*** Information provided ***

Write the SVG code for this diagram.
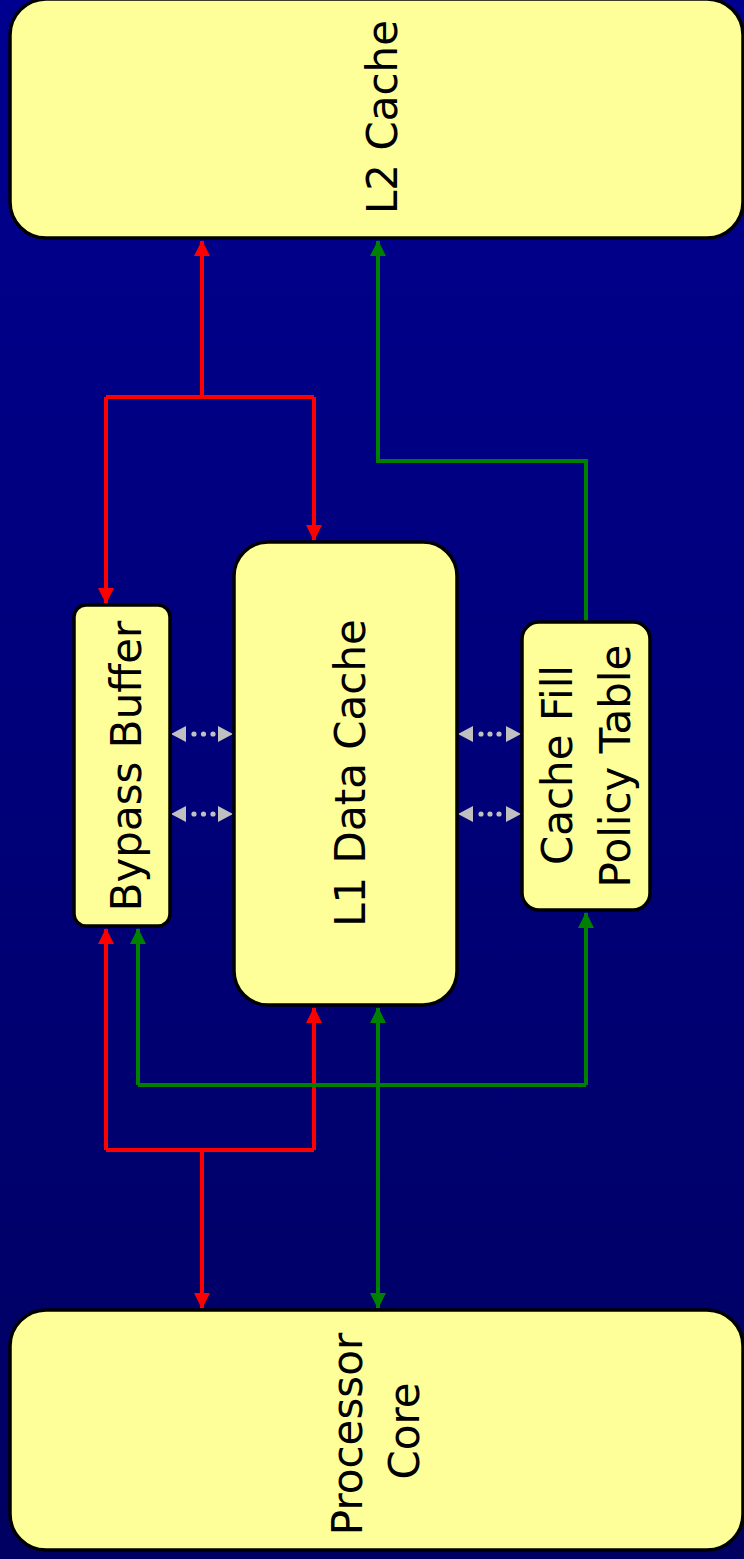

***
*** Information provided ***

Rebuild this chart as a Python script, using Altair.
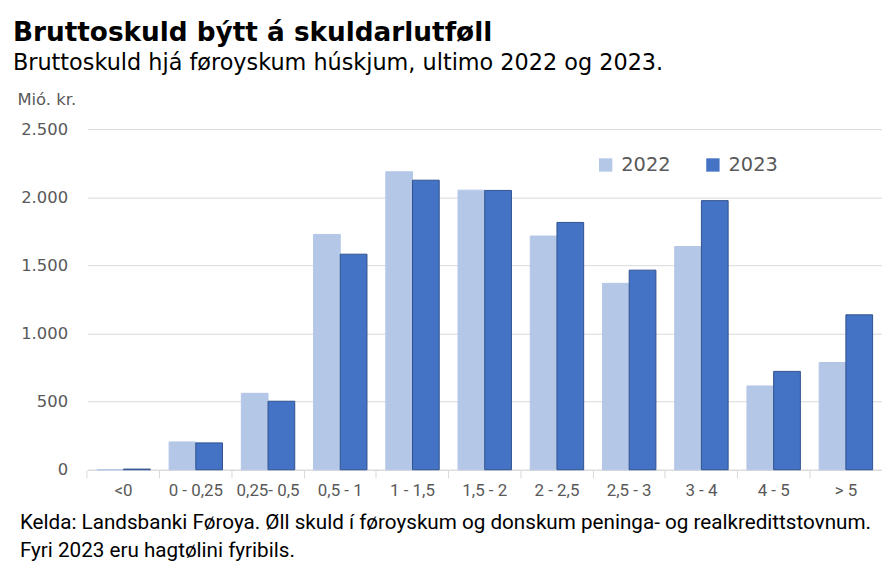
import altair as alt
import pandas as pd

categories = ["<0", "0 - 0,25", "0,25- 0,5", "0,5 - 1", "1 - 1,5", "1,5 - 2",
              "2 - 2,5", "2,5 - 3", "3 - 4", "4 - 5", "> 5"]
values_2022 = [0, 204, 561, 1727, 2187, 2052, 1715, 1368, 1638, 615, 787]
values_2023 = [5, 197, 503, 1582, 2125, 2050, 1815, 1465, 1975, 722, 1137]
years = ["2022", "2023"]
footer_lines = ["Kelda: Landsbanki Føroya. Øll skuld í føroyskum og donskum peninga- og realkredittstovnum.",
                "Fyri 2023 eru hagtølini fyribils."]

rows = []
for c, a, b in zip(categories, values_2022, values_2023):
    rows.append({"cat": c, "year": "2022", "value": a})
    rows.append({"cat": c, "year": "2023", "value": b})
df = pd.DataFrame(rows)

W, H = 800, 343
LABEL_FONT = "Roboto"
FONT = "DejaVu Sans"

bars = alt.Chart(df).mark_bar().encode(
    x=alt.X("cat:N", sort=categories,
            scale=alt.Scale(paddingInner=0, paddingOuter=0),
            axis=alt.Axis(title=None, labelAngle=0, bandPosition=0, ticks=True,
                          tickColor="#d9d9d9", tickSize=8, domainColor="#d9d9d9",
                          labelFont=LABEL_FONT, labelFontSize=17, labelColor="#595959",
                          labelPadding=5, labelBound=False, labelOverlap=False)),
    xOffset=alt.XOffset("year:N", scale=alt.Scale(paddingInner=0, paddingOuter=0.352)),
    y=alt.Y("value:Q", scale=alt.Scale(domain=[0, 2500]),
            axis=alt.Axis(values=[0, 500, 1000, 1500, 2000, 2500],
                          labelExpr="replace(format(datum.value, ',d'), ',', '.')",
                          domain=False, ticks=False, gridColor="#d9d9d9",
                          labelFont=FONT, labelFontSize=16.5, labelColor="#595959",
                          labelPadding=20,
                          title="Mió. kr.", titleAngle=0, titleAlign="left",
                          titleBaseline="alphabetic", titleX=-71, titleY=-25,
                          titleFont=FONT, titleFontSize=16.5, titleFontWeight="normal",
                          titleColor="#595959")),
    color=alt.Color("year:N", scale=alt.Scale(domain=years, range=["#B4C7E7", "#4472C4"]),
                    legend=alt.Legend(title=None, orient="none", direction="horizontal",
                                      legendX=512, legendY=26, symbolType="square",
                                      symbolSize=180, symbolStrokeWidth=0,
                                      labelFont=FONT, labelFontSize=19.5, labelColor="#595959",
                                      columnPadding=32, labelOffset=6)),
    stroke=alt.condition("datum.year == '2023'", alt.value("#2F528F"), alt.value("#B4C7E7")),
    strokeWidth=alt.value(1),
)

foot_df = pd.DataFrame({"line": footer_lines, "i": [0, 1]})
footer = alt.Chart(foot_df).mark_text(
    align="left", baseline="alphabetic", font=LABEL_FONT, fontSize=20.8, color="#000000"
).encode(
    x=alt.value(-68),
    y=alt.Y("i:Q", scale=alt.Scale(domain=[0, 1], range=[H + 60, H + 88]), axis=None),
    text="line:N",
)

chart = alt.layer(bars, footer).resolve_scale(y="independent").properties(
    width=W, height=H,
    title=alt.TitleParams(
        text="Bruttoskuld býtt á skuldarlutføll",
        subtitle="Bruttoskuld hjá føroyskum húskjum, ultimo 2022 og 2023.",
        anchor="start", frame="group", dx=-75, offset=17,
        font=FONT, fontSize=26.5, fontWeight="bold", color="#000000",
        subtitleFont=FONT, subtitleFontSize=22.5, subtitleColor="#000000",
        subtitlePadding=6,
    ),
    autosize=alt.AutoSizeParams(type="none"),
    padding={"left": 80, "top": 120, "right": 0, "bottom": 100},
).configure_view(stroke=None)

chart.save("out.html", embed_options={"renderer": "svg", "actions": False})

***

Search the preceding listing for the word "this" and pull out every line that holds it.

Write the SVG code for this diagram.
Rebuild this chart as a Python script, using Altair.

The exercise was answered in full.